Nature is what it is and if there are such things as laws of nature, they are not known and probably are not knowable.  Laws of great generality and elegance have been formulated to describe aspects of physical reality.  For example, Newton’s laws were considered to be laws of nature for about two centuries, but we now know that they are approximations to a more comprehensive model, the theory of relativity, which has its limitations also.

Physics-based Model

In view of the foregoing, this is a meaningless term.

Physics-informed Model

This vague term is also meaningless.

Computational Model

This term conflates the operations that transform the input data D into the quantities of interest F, called mathematical model, with the procedures by which a numerical approximation F_num is obtained.  Understanding the difference between F and F_num is essential.

Governing Equations

This term is misleading. Natural processes are not governed by our equations. Nature knows nothing about our equations.
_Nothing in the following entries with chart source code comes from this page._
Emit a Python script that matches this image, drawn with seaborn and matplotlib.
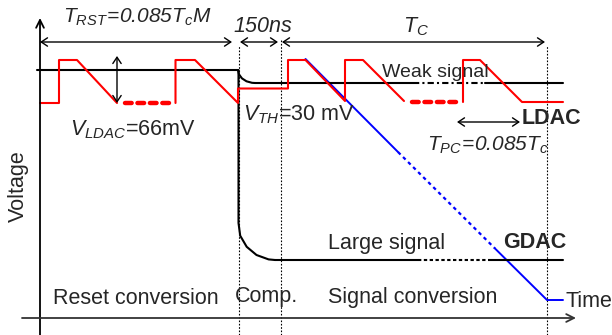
import matplotlib
matplotlib.use("Agg")
import matplotlib.pyplot as plt
import seaborn as sns

sns.set_theme(style="white")
plt.rcParams["font.family"] = ["Liberation Sans", "DejaVu Sans"]
plt.rcParams["mathtext.fontset"] = "custom"
plt.rcParams["mathtext.rm"] = "Liberation Sans"
plt.rcParams["mathtext.it"] = "Liberation Sans:italic"
plt.rcParams["mathtext.bf"] = "Liberation Sans:bold"
# fully italic face (digits included) for the timing formulas
plt.rcParams["mathtext.sf"] = "Liberation Sans:italic"

# ---- waveform data (time units, voltage units) ----
# comparator ramp reference (red)
ramp_a_t = [0, 19, 19, 37, 77]
ramp_a_v = [215, 215, 258, 258, 215]
ramp_gap1_t = [85, 133]
ramp_gap1_v = [215, 215]
ramp_b_t = [135.5, 135.5, 155, 198, 198, 248, 248, 265.5, 305, 305, 323, 364]
ramp_b_v = [215, 258, 258, 215, 229.5, 229.5, 258, 258, 217, 258, 258, 217]
ramp_gap2_t = [372, 418]
ramp_gap2_v = [216, 216]
ramp_c_t = [423, 423, 440, 482, 523]
ramp_c_v = [216, 258, 258, 216, 216]

# pixel output, reset level and weak signal (black)
reset_t = [-3, 198]
reset_v = [248, 248]
weak_curve_t = [198, 199, 202, 206.5, 212, 215]
weak_curve_v = [248, 243.6, 239.6, 236.7, 235.2, 235]
weak_a_t = [215, 373]
weak_b_t = [373, 445]
weak_c_t = [445, 523]
weak_level = 235

# pixel output, large signal (black)
large_drop_t = [198.5, 198.5, 200.2, 206.7, 216.5, 228.6, 235]
large_drop_v = [248, 95, 82.3, 71.2, 63, 58.6, 58]
large_a_t = [235, 378]
large_b_t = [378, 450]
large_c_t = [450, 523]
large_level = 58

# global ramp (blue)
gdac_a_t = [265.5, 358]
gdac_a_v = [259, 166]
gdac_b_t = [358, 455]
gdac_b_v = [166, 69.5]
gdac_c_t = [455, 507, 523]
gdac_c_v = [69.5, 18, 18]

# phase boundaries
boundaries = [198.5, 241, 507]

RED = "#ff0000"
BLUE = "#0000ff"
BLACK = "#000000"

fig = plt.figure(figsize=(6.12, 3.35), dpi=100)
ax = fig.add_axes([0, 0, 1, 1])
ax.set_xlim(-40, 572)
ax.set_ylim(-17, 318)
ax.axis("off")


def trace(t, v, color, lw, ls="-", **kw):
    sns.lineplot(x=t, y=v, sort=False, estimator=None, color=color,
                 lw=lw, linestyle=ls, ax=ax, legend=False, **kw)


# phase boundaries
for b in boundaries:
    top = 278 if b == 241 else 272
    trace([b, b], [-17, top], BLACK, 0.8, (0, (1.5, 1.5)))

# axes with arrows
ax.annotate("", xy=(0, 300), xytext=(0, -17),
            arrowprops=dict(arrowstyle="->", lw=1.3, color=BLACK,
                            mutation_scale=14, shrinkA=0, shrinkB=0))
ax.annotate("", xy=(536, 0), xytext=(-18, 0),
            arrowprops=dict(arrowstyle="->", lw=1.3, color="#333333",
                            mutation_scale=14, shrinkA=0, shrinkB=0))

# global ramp
trace(gdac_a_t, gdac_a_v, BLUE, 1.4)
trace(gdac_b_t, gdac_b_v, BLUE, 1.6, (0, (1.6, 1.6)))
trace(gdac_c_t, gdac_c_v, BLUE, 1.4)

# pixel output
trace(reset_t, reset_v, BLACK, 1.5)
trace(weak_curve_t, weak_curve_v, BLACK, 1.5)
trace(weak_a_t, [weak_level] * 2, BLACK, 1.5)
trace(weak_b_t, [weak_level] * 2, BLACK, 1.5, (0, (3, 1.5, 1, 1.5)))
trace(weak_c_t, [weak_level] * 2, BLACK, 1.5)
trace(large_drop_t, large_drop_v, BLACK, 1.5)
trace(large_a_t, [large_level] * 2, BLACK, 1.5)
trace(large_b_t, [large_level] * 2, BLACK, 1.5, (0, (1.6, 1.2)))
trace(large_c_t, [large_level] * 2, BLACK, 1.5)

# local ramp
trace(ramp_a_t, ramp_a_v, RED, 1.5)
trace(ramp_gap1_t, ramp_gap1_v, RED, 3.2, (0, (1.5, 1.3)), dash_capstyle="round")
trace(ramp_b_t, ramp_b_v, RED, 1.5)
trace(ramp_gap2_t, ramp_gap2_v, RED, 3.2, (0, (1.5, 1.3)), dash_capstyle="round")
trace(ramp_c_t, ramp_c_v, RED, 1.5)


def span(x0, y0, x1, y1):
    ax.annotate("", xy=(x1, y1), xytext=(x0, y0),
                arrowprops=dict(arrowstyle="<->,head_length=0.45,head_width=0.3",
                                lw=1.0, color=BLACK, mutation_scale=10,
                                shrinkA=0, shrinkB=0))


span(0, 276, 192, 276)
span(200, 276, 238, 276)
span(242, 276, 505, 276)
span(77, 262, 77, 215)
span(417, 196, 480, 196)

FS = 15.5
ax.text(23, 295, r"$\mathsf{T_{RST}\!=\!0.085T_cM}$", fontsize=15, va="baseline")
ax.text(193, 286, "150ns", fontsize=FS, style="italic", va="baseline")
ax.text(363, 286, r"$\mathsf{T_C}$", fontsize=FS, va="baseline")
ax.text(30, 183, r"$\mathsf{V_{LDAC}}$=66mV", fontsize=FS, va="baseline")
ax.text(203, 198, r"$\mathsf{V_{TH}}$=30 mV", fontsize=FS, va="baseline")
ax.text(342, 241, "Weak signal", fontsize=14, va="baseline")
ax.text(482, 194, "LDAC", fontsize=FS, weight="bold", va="baseline")
ax.text(387, 167, r"$\mathsf{T_{PC}\!=\!0.085T_c}$", fontsize=15, va="baseline")
ax.text(288, 69, "Large signal", fontsize=FS, va="baseline")
ax.text(463, 70, "GDAC", fontsize=FS, weight="bold", va="baseline")
ax.text(13, 14, "Reset conversion", fontsize=FS, va="baseline")
ax.text(195, 16, "Comp.", fontsize=FS, va="baseline")
ax.text(288, 15, "Signal conversion", fontsize=FS, va="baseline")
ax.text(525, 11, "Time", fontsize=FS, va="baseline")
ax.text(-22, 132, "Voltage", fontsize=FS, rotation=90, ha="center", va="center")

fig.savefig("out.png", dpi=100)
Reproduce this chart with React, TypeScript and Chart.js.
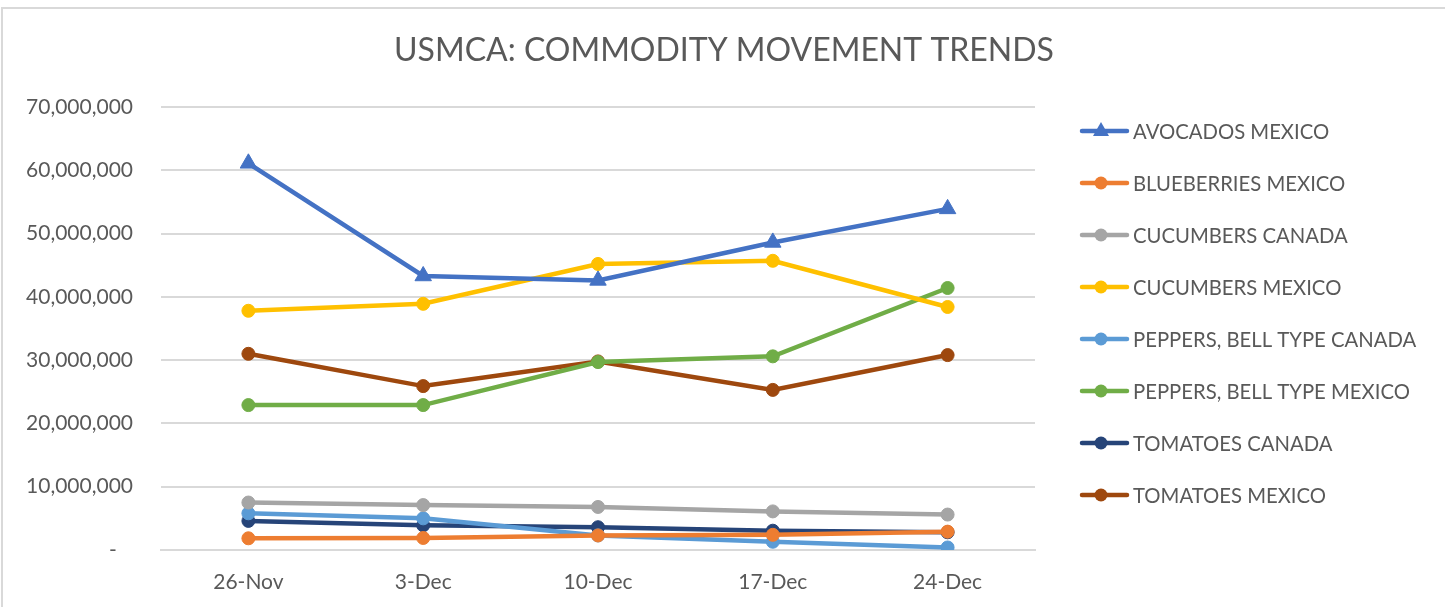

Our equations describe certain aspects of natural processes, subject to limitations imposed by the underlying assumptions and the available calibration data.

Finite Element Modeling

This term refers to the obsolete practice of constructing numerical problems by assembling elements from the library of a finite element code.  In these libraries, the model form and the approximating functions are mixed.

Artificial Intelligence (AI)

This is an umbrella term referring to computer systems designed to perform tasks, such as visual perception, speech recognition, and translation between languages. The term is misleading because these tasks involve the execution of clever algorithms that form only a small subset of the functions we associate with human intelligence. Importantly, there is no algorithm for theory choice [5], that involves elements of creativity, innovation, and, possibly, paradigm-shifting approaches. It would be more accurate to interpret the ‘I’ in AI as signifying ‘idiot savant’ rather than ‘intelligence’.

[1] Translated by James Legge.

[2] Wolfgang Pauli.  Letter to Markus Fierz, 1948.

[3] Stephen Hawking and Roger Penrose.  The nature of space and time. Princeton University Press, 2010.

[4] Sabine Hossenfelder. Lost in math: How beauty leads physics astray. Hachette UK, 2018.

[5] Thomas Kuhn. Postscript to the second edition of “The Structure of Scientific Revolutions”, University of Chicago Press, 1970.